WORK INSTRUCTIONS → Copy out, from the entries below, each line holding the string "this".

EXTRACTED INFORMATION →
>>>
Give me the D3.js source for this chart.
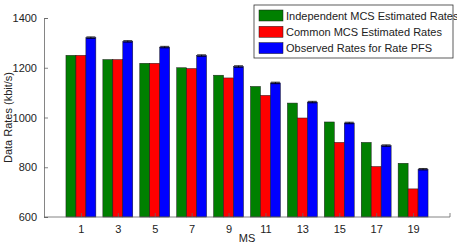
<<<
>>>
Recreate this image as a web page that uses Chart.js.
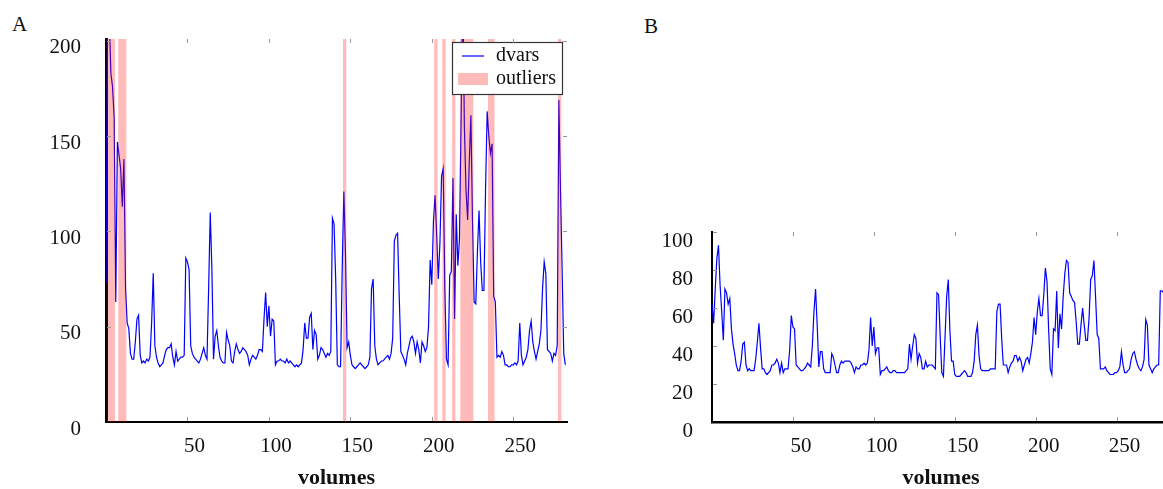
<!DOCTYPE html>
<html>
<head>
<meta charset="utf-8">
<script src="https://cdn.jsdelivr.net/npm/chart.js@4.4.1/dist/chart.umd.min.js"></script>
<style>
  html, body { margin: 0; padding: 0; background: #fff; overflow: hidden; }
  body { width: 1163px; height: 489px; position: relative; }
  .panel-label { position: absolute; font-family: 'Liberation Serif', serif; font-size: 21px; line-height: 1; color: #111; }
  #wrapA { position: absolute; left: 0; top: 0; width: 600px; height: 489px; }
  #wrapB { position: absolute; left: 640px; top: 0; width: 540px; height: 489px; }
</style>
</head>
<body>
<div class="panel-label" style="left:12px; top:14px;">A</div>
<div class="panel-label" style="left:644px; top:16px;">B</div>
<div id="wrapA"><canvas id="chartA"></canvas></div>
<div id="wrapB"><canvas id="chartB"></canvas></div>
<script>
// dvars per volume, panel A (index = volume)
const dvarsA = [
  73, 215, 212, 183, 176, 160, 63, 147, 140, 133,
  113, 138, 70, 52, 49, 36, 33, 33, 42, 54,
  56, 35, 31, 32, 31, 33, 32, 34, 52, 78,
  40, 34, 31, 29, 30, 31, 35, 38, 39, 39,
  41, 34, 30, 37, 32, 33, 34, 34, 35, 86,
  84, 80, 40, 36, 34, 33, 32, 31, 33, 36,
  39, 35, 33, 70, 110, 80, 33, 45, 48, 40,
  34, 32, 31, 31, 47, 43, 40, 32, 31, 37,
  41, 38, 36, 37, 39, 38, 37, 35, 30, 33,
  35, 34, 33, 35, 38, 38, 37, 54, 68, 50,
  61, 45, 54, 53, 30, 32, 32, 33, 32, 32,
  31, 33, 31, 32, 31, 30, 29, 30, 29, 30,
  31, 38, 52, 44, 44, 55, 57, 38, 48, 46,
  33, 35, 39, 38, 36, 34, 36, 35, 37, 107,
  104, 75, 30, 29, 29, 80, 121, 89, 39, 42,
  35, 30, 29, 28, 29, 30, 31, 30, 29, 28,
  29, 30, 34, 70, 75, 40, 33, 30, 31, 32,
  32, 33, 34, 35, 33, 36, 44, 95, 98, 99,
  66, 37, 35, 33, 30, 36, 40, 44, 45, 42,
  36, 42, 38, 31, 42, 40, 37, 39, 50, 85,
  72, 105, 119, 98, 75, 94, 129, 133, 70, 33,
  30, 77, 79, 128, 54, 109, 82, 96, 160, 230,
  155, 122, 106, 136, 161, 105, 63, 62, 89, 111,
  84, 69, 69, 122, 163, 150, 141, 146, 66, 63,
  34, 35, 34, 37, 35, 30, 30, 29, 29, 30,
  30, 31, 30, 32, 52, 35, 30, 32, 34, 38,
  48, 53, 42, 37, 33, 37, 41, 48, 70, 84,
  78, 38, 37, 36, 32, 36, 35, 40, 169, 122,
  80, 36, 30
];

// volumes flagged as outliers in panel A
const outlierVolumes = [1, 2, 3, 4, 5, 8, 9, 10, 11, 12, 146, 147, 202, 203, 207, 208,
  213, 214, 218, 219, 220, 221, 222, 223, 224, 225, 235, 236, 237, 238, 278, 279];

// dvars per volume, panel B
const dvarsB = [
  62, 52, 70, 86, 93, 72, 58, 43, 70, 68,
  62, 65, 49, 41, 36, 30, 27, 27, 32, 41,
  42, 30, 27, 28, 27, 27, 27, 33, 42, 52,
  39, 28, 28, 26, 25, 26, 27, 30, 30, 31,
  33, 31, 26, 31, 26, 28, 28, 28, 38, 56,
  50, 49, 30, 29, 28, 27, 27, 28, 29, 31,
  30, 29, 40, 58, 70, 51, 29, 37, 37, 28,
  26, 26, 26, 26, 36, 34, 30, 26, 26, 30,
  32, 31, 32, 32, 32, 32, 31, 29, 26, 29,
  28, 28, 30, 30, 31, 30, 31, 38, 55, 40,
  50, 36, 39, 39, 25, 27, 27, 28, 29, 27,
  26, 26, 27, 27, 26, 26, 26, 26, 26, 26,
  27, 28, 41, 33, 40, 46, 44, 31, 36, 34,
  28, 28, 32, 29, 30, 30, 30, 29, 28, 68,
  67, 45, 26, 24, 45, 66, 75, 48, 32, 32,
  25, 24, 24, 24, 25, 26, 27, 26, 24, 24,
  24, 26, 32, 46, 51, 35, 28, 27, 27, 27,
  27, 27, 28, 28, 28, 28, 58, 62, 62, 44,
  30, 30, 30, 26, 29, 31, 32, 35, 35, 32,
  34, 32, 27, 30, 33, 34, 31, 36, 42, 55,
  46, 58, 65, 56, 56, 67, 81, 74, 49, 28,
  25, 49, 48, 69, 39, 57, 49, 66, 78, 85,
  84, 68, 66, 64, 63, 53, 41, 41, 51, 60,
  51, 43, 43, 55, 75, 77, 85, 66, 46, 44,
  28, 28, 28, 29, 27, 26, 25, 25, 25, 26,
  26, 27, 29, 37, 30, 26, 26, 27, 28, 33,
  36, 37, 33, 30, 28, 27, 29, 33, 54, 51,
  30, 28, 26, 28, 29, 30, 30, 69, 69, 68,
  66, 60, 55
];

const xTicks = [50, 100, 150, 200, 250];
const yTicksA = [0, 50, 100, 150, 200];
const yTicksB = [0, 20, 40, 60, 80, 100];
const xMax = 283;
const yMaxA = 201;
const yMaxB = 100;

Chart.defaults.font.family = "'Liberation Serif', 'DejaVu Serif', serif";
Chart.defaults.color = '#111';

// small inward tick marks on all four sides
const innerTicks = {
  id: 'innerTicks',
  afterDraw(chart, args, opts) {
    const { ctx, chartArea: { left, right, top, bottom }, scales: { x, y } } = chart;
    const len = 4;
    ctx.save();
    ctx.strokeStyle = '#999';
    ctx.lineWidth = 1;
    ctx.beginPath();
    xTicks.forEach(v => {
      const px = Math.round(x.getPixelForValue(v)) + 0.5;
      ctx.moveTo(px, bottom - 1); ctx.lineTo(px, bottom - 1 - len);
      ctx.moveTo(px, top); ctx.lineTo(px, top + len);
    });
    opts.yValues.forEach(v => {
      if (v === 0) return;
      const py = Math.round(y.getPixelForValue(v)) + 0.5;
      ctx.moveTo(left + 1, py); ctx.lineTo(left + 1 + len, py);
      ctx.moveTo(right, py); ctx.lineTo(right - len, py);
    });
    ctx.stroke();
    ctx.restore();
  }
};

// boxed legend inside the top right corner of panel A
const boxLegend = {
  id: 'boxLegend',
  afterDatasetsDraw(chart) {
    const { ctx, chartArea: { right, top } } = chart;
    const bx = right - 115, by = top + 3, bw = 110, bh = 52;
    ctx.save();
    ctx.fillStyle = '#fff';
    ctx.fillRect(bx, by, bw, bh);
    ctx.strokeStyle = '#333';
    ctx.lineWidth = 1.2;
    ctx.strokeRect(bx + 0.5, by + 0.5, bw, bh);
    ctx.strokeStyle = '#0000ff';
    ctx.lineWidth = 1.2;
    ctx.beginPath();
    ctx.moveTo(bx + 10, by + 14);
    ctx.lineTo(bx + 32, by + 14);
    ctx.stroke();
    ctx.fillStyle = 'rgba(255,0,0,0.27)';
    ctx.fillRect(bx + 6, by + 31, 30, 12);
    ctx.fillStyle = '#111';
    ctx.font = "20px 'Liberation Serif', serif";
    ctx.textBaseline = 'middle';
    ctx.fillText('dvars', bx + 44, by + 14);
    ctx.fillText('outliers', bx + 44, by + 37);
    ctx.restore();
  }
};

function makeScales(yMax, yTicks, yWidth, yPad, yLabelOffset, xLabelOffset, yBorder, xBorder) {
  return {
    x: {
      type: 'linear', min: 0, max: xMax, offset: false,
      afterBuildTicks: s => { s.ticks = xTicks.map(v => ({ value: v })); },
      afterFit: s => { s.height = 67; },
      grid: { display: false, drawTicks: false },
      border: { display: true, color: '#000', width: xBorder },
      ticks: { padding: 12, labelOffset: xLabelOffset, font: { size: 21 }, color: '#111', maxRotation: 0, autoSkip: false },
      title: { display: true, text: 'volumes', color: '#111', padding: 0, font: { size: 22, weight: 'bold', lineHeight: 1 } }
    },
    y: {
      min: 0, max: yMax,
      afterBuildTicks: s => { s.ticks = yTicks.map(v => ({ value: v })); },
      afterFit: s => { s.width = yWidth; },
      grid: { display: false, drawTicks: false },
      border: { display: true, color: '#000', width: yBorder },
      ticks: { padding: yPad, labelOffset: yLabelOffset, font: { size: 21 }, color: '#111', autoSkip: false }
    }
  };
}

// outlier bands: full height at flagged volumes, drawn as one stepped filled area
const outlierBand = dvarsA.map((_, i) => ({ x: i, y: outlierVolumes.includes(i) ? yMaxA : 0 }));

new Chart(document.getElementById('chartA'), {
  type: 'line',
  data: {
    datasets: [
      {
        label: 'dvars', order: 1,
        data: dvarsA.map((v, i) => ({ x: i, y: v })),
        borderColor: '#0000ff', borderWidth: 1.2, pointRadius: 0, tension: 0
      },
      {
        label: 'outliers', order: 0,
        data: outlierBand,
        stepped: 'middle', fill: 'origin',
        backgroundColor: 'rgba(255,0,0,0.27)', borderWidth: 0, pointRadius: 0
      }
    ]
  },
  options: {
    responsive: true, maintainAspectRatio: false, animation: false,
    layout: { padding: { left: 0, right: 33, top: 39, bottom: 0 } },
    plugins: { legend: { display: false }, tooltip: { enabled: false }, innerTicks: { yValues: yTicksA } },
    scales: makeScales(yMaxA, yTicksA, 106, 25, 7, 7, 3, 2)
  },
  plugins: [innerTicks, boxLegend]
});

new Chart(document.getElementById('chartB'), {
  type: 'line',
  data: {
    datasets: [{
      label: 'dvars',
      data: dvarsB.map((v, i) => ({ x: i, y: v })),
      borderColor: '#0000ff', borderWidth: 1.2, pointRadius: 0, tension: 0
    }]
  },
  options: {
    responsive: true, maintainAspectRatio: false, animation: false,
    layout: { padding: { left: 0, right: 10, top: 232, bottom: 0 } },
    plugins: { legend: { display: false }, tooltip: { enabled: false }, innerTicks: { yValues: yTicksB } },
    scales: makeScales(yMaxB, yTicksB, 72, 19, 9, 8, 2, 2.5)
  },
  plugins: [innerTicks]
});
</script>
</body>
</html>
<<<
TASK RESPONSE →
Give me the D3.js source for this chart.
Recreate this image as a web page that uses Chart.js.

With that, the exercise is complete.